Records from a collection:
★ ★ ★ ★ ★

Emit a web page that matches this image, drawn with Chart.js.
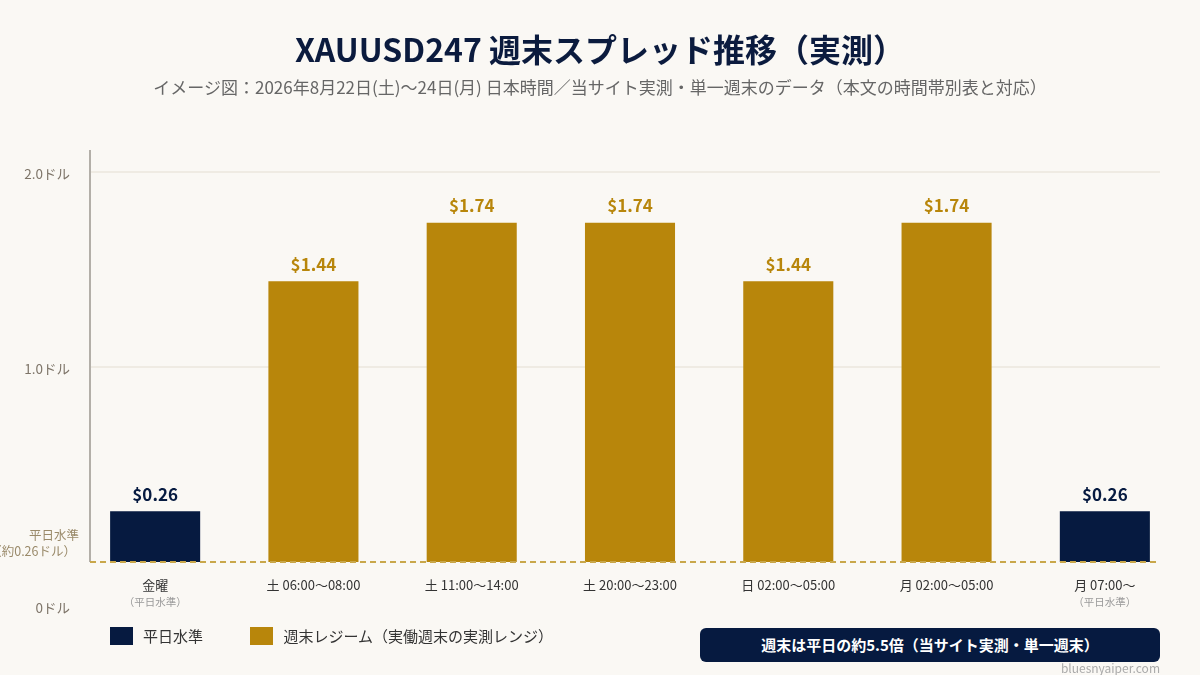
<!DOCTYPE html>
<html lang="ja">
<head>
<meta charset="utf-8">
<script src="https://cdn.jsdelivr.net/npm/chart.js@4"></script>
<style>
body{margin:0;background:#faf8f4;font-family:"Noto Sans CJK JP","Noto Sans",sans-serif;}
#wrap{position:relative;width:1200px;height:675px;overflow:hidden;}
#title{position:absolute;left:0;top:25px;width:1200px;text-align:center;font-size:32px;font-weight:700;color:#0b1b3e;}
#sub{position:absolute;left:0;top:74px;width:1200px;text-align:center;font-size:17px;color:#666;}
#legend{position:absolute;left:110px;top:625px;font-size:15px;color:#333;}
.lg{display:inline-flex;align-items:center;margin-right:18px;}
.sw{width:23px;height:18px;margin-right:10px;display:inline-block;}
#badge{position:absolute;left:700px;top:628px;width:460px;height:34px;border-radius:6px;background:#061a40;color:#fff;font-size:15px;font-weight:700;text-align:center;line-height:34px;}
#wm{position:absolute;right:40px;top:659px;font-size:12px;color:#aaa;}
canvas{position:absolute;left:0;top:0;}
</style>
</head>
<body>
<div id="wrap">
<canvas id="spreadChart" width="1200" height="675"></canvas>
<div id="title">XAUUSD247 週末スプレッド推移（実測）</div>
<div id="sub">イメージ図：2026年8月22日(土)〜24日(月) 日本時間／当サイト実測・単一週末のデータ（本文の時間帯別表と対応）</div>
<div id="legend">
<span class="lg"><span class="sw" style="background:#061a40"></span>平日水準</span>
<span class="lg" style="margin-left:26px"><span class="sw" style="background:#b8860b"></span>週末レジーム（実働週末の実測レンジ）</span>
</div>
<div id="badge">週末は平日の約5.5倍（当サイト実測・単一週末）</div>
<div id="wm">bluesnyaiper.com</div>
</div>
<script>
// XAUUSD247 週末スプレッド

let categories = ["金曜","土 06:00〜08:00","土 11:00〜14:00","土 20:00〜23:00","日 02:00〜05:00","月 02:00〜05:00","月 07:00〜"];

let subLabels = ["（平日水準）","","","","","","（平日水準）"];

let spreads = [0.26,1.44,1.74,1.74,1.44,1.74,0.26];

let isWeekday = [true,false,false,false,false,false,true];

let yTicks = [1,2];

let yTickLabels = ["1.0ドル","2.0ドル"];


const NAVY = "#061a40";
const GOLD = "#b8860b";
const FONT = '"Noto Sans CJK JP","Noto Sans",sans-serif';


let drawExtras = {

id:"drawExtras",

beforeDatasetsDraw(chart){

let ctx = chart.ctx;
let y = chart.scales.y;
let area = chart.chartArea;
let left = 90, right = 1160;

ctx.save();

// grid
ctx.strokeStyle = "#ebe7de";
ctx.lineWidth = 1.5;
yTicks.forEach(v=>{
let py = y.getPixelForValue(v);
ctx.beginPath();
ctx.moveTo(left,py);
ctx.lineTo(right,py);
ctx.stroke();
});

// axis line
ctx.strokeStyle = "#b3afa8";
ctx.lineWidth = 2;
ctx.beginPath();
ctx.moveTo(left,area.top);
ctx.lineTo(left,y.getPixelForValue(0));
ctx.stroke();

// tick labels
ctx.fillStyle = "#7d7468";
ctx.font = "13.5px " + FONT;
ctx.textAlign = "right";
ctx.textBaseline = "middle";
yTicks.forEach((v,i)=>{
ctx.fillText(yTickLabels[i],70,y.getPixelForValue(v)+2);
});
ctx.fillText("0ドル",70,y.getPixelForValue(0)+46);

ctx.fillStyle = "#9a8a6a";
ctx.font = "12.5px " + FONT;
ctx.fillText("平日水準",79,y.getPixelForValue(0)-27);
ctx.fillText("（約0.26ドル）",76,y.getPixelForValue(0)-11);

ctx.restore();

},

afterDatasetsDraw(chart){

let ctx = chart.ctx;
let y = chart.scales.y;
let x = chart.scales.x;
let meta = chart.getDatasetMeta(0);
let base = y.getPixelForValue(0);

ctx.save();

// baseline dashed
ctx.strokeStyle = "#c9a74a";
ctx.lineWidth = 2;
ctx.setLineDash([6,4]);
ctx.beginPath();
ctx.moveTo(90,base);
ctx.lineTo(1160,base);
ctx.stroke();
ctx.setLineDash([]);

// value labels
ctx.textAlign = "center";
ctx.textBaseline = "middle";
ctx.font = "bold 17px " + FONT;
meta.data.forEach((bar,i)=>{
ctx.fillStyle = isWeekday[i] ? NAVY : GOLD;
ctx.fillText("$" + spreads[i].toFixed(2), bar.x, bar.y-17);
});

// category labels
categories.forEach((c,i)=>{
let px = x.getPixelForValue(i);
ctx.fillStyle = "#333";
ctx.font = "13px " + FONT;
ctx.fillText(c,px,base+23);
if(subLabels[i]){
ctx.fillStyle = "#999";
ctx.font = "10.5px " + FONT;
ctx.fillText(subLabels[i],px,base+40);
}
});

ctx.restore();

}

};


let chart = new Chart(document.getElementById("spreadChart"), {

type:"bar",

data:{

labels:categories,

datasets:[{

data:spreads,

backgroundColor:isWeekday.map(w=>w ? NAVY : GOLD),

borderWidth:0,

categoryPercentage:1,

barPercentage:0.569

}]

},

options:{

responsive:false,

animation:false,

layout:{

padding:{left:76,right:16,top:150,bottom:113}

},

plugins:{

legend:{display:false},

tooltip:{enabled:false}

},

scales:{

x:{display:false},

y:{display:false,min:0,max:2.113}

}

},

plugins:[drawExtras]

});

</script>
</body>
</html>
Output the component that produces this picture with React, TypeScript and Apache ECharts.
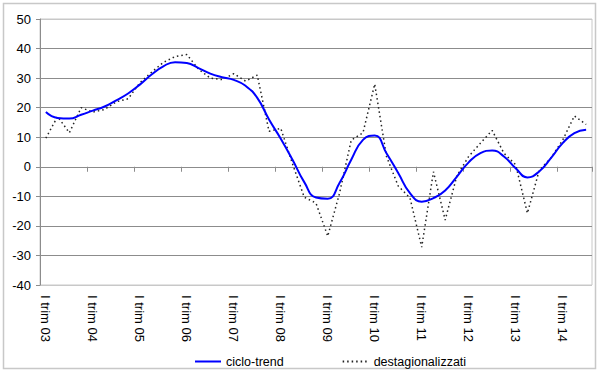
import React, { useEffect, useRef } from "react";
import * as echarts from "echarts";

const years = ["03", "04", "05", "06", "07", "08", "09", "10", "11", "12", "13", "14"];
const quarters = ["I", "II", "III", "IV"];
const pointCount = 47;

const categories: string[] = [];
years.forEach((y) => quarters.forEach((q) => categories.push(`${q} trim ${y}`)));
const xLabels = categories.slice(0, pointCount);

const cicloTrend = [
  18.5, 16.5, 16.3, 17.6, 19.0, 20.4, 22.5, 24.8, 27.8, 31.2, 34.0, 35.4,
  35.1, 33.4, 31.5, 30.3, 29.4, 27.4, 23.3, 16.0, 9.5, 2.4, -5.2, -10.4,
  -10.8, -5.5, 2.4, 9.1, 10.6, 4.6, -2.1, -8.9, -11.8, -10.6, -8.0, -3.3,
  1.5, 4.6, 5.5, 3.5, -0.5, -3.6, -1.6, 2.9, 8.0, 11.4, 12.5,
];

const destagionalizzati = [
  9.7, 17.0, 11.5, 20.0, 18.5, 19.4, 22.0, 23.0, 28.4, 32.0, 35.3, 37.3,
  38.0, 33.0, 30.0, 29.5, 31.5, 29.0, 31.0, 12.0, 13.0, 1.0, -10.3, -12.3,
  -23.5, -9.0, 9.0, 11.5, 28.0, 3.5, -6.5, -10.5, -27.2, -1.7, -18.0, -3.0,
  3.5, 8.0, 12.3, 4.6, 0.7, -15.7, -1.3, 3.0, 9.0, 17.2, 14.3,
];

const yMin = -40;
const yMax = 50;
const yStep = 10;

const font = 'Arial, "Liberation Sans", sans-serif';

export default function App() {
  const ref = useRef<HTMLDivElement>(null);

  useEffect(() => {
    if (!ref.current) return;
    const chart = echarts.init(ref.current, undefined, { renderer: "svg" });
    const gridColors: string[] = [];
    for (let v = yMin; v <= yMax; v += yStep) {
      gridColors.push(v === yMin || v === yMax ? "#c8c8c8" : "#8c8c8c");
    }
    chart.setOption({
      animation: false,
      backgroundColor: "#ffffff",
      textStyle: { fontFamily: font },
      graphic: [
        {
          type: "rect",
          shape: { x: 3.5, y: 3.5, width: 592, height: 365 },
          style: { fill: "none", stroke: "#c8c8c8", lineWidth: 1.5 },
          silent: true,
        },
      ],
      grid: {
        left: 40,
        right: 8,
        top: 19,
        bottom: 87,
        show: true,
        borderColor: "#c8c8c8",
        borderWidth: 1,
        containLabel: false,
        outerBoundsMode: "none",
      },
      legend: {
        left: 189,
        top: 350,
        itemWidth: 26,
        itemHeight: 14,
        itemGap: 58,
        itemStyle: { opacity: 0 },
        textStyle: { fontSize: 12.5, color: "#000", fontFamily: font },
        data: [
          { name: "ciclo-trend" },
          { name: "destagionalizzati" },
        ],
      },
      xAxis: {
        type: "category",
        data: xLabels,
        boundaryGap: true,
        axisLine: { onZero: true, lineStyle: { color: "#8c8c8c", width: 1 } },
        axisTick: { show: true, interval: 3, length: 5, lineStyle: { color: "#8c8c8c" } },
        axisLabel: {
          interval: 3,
          rotate: -90,
          margin: 10,
          fontSize: 13,
          color: "#000",
          fontFamily: font,
        },
        splitLine: { show: false },
      },
      yAxis: {
        type: "value",
        min: yMin,
        max: yMax,
        interval: yStep,
        axisLine: { show: true, lineStyle: { color: "#8c8c8c", width: 1 } },
        axisTick: { show: true, length: 4, lineStyle: { color: "#8c8c8c" } },
        axisLabel: { fontSize: 13, color: "#000", margin: 9, fontFamily: font },
        splitLine: { show: true, lineStyle: { color: gridColors, width: 1 } },
      },
      series: [
        {
          name: "ciclo-trend",
          type: "line",
          data: cicloTrend,
          smooth: 0.5,
          showSymbol: false,
          symbol: "none",
          lineStyle: { color: "#0000ff", width: 2 },
          itemStyle: { color: "#0000ff" },
          z: 3,
        },
        {
          name: "destagionalizzati",
          type: "line",
          data: destagionalizzati,
          smooth: false,
          showSymbol: false,
          symbol: "none",
          lineStyle: { color: "#222222", width: 1.5, type: [1.5, 3] },
          itemStyle: { color: "#222222" },
          z: 2,
        },
      ],
    });
    return () => chart.dispose();
  }, []);

  return (
    <div
      ref={ref}
      style={{ position: "absolute", left: 0, top: 0, width: 600, height: 372 }}
    />
  );
}
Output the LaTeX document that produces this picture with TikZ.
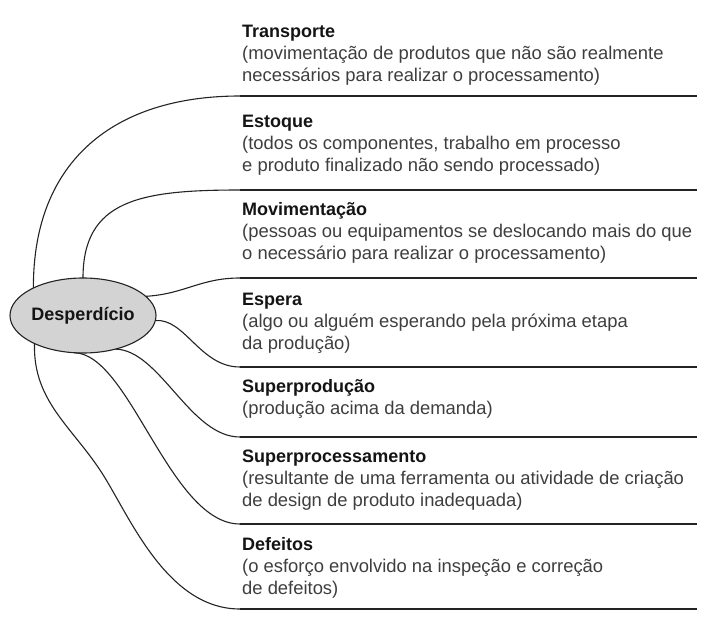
\documentclass[tikz,border=0pt]{standalone}
\usepackage{fontspec}
\setmainfont{Liberation Sans}
\usetikzlibrary{shapes.geometric}
\definecolor{ellfill}{RGB}{211,211,211}
\definecolor{linec}{RGB}{35,35,35}
\definecolor{bodyc}{RGB}{62,62,62}
\definecolor{titlec}{RGB}{20,20,20}
\tikzset{
  hub/.style={ellipse, draw=linec, line width=1.1pt, fill=ellfill, inner sep=0pt, outer sep=0pt,
    minimum width=146pt, minimum height=75pt, font=\fontsize{18}{22}\selectfont\bfseries, text=titlec},
  item/.style={anchor=base west, inner sep=0pt, align=left, text=bodyc, font=\fontsize{18.4}{22}\selectfont},
  rule/.style={draw=linec, line width=1.2pt},
  conn/.style={draw=linec, line width=1.1pt}
}
\newcommand{\ttl}[1]{{\color{titlec}\fontsize{18}{22}\selectfont\bfseries #1}}
\begin{document}
\begin{tikzpicture}[x=1pt,y=-1pt]
\useasboundingbox (0,0) rectangle (702,624);
\node[hub] (d) at (83,315.5) {Desperdício};

\foreach \n/\y in {1/96,2/190,3/278,4/367,5/437,6/524,7/609}{
  \coordinate (l\n) at (240,\y);
  \coordinate (r\n) at (697,\y);
  \draw[rule] (l\n) -- (r\n);
}

% node anchor = baseline of the last line
\node[item] (t1) at (242,81) {\ttl{Transporte}\\(movimentação de produtos que não são realmente\\necessários para realizar o processamento)};
\node[item] (t2) at (242,171) {\ttl{Estoque}\\(todos os componentes, trabalho em processo\\e produto finalizado não sendo processado)};
\node[item] (t3) at (242,259) {\ttl{Movimentação}\\(pessoas ou equipamentos se deslocando mais do que\\o necessário para realizar o processamento)};
\node[item] (t4) at (242,349) {\ttl{Espera}\\(algo ou alguém esperando pela próxima etapa\\da produção)};
\node[item] (t5) at (242,414) {\ttl{Superprodução}\\(produção acima da demanda)};
\node[item] (t6) at (242,506) {\ttl{Superprocessamento}\\(resultante de uma ferramenta ou atividade de criação\\de design de produto inadequada)};
\node[item] (t7) at (242,594) {\ttl{Defeitos}\\(o esforço envolvido na inspeção e correção\\de defeitos)};

\draw[conn] (d.151) .. controls (33,160) and (115,96) .. (l1);
\draw[conn] (d.north) .. controls (83,200) and (140,190) .. (l2);
\draw[conn] (d.17) .. controls (185,294) and (200,278) .. (l3);
\draw[conn] (d.-4) .. controls (185,318) and (200,367) .. (l4);
\draw[conn] (d.-46) .. controls (160,350) and (190,437) .. (l5);
\draw[conn] (d.-103) .. controls (130,354) and (170,524) .. (l6);
\draw[conn] (d.210) .. controls (33,400) and (70,425) .. (100,470) .. controls (128,512) and (165,609) .. (l7);
\end{tikzpicture}
\end{document}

★ ★ ★ ★ ★

» **GIVEN INSTRUCTION**:
Reproduce exactly the lines above starting at the line containing "Output the component" and ending at the line containing "const ref = useRef<HTMLDivElement>(null);", including both, but not the pictures.

» **THE RESPONSE**:
Output the component that produces this picture with React, TypeScript and Apache ECharts.
import React, { useEffect, useRef } from "react";
import * as echarts from "echarts";

const years = ["03", "04", "05", "06", "07", "08", "09", "10", "11", "12", "13", "14"];
const quarters = ["I", "II", "III", "IV"];
const pointCount = 47;

const categories: string[] = [];
years.forEach((y) => quarters.forEach((q) => categories.push(`${q} trim ${y}`)));
const xLabels = categories.slice(0, pointCount);

const cicloTrend = [
  18.5, 16.5, 16.3, 17.6, 19.0, 20.4, 22.5, 24.8, 27.8, 31.2, 34.0, 35.4,
  35.1, 33.4, 31.5, 30.3, 29.4, 27.4, 23.3, 16.0, 9.5, 2.4, -5.2, -10.4,
  -10.8, -5.5, 2.4, 9.1, 10.6, 4.6, -2.1, -8.9, -11.8, -10.6, -8.0, -3.3,
  1.5, 4.6, 5.5, 3.5, -0.5, -3.6, -1.6, 2.9, 8.0, 11.4, 12.5,
];

const destagionalizzati = [
  9.7, 17.0, 11.5, 20.0, 18.5, 19.4, 22.0, 23.0, 28.4, 32.0, 35.3, 37.3,
  38.0, 33.0, 30.0, 29.5, 31.5, 29.0, 31.0, 12.0, 13.0, 1.0, -10.3, -12.3,
  -23.5, -9.0, 9.0, 11.5, 28.0, 3.5, -6.5, -10.5, -27.2, -1.7, -18.0, -3.0,
  3.5, 8.0, 12.3, 4.6, 0.7, -15.7, -1.3, 3.0, 9.0, 17.2, 14.3,
];

const yMin = -40;
const yMax = 50;
const yStep = 10;

const font = 'Arial, "Liberation Sans", sans-serif';

export default function App() {
  const ref = useRef<HTMLDivElement>(null);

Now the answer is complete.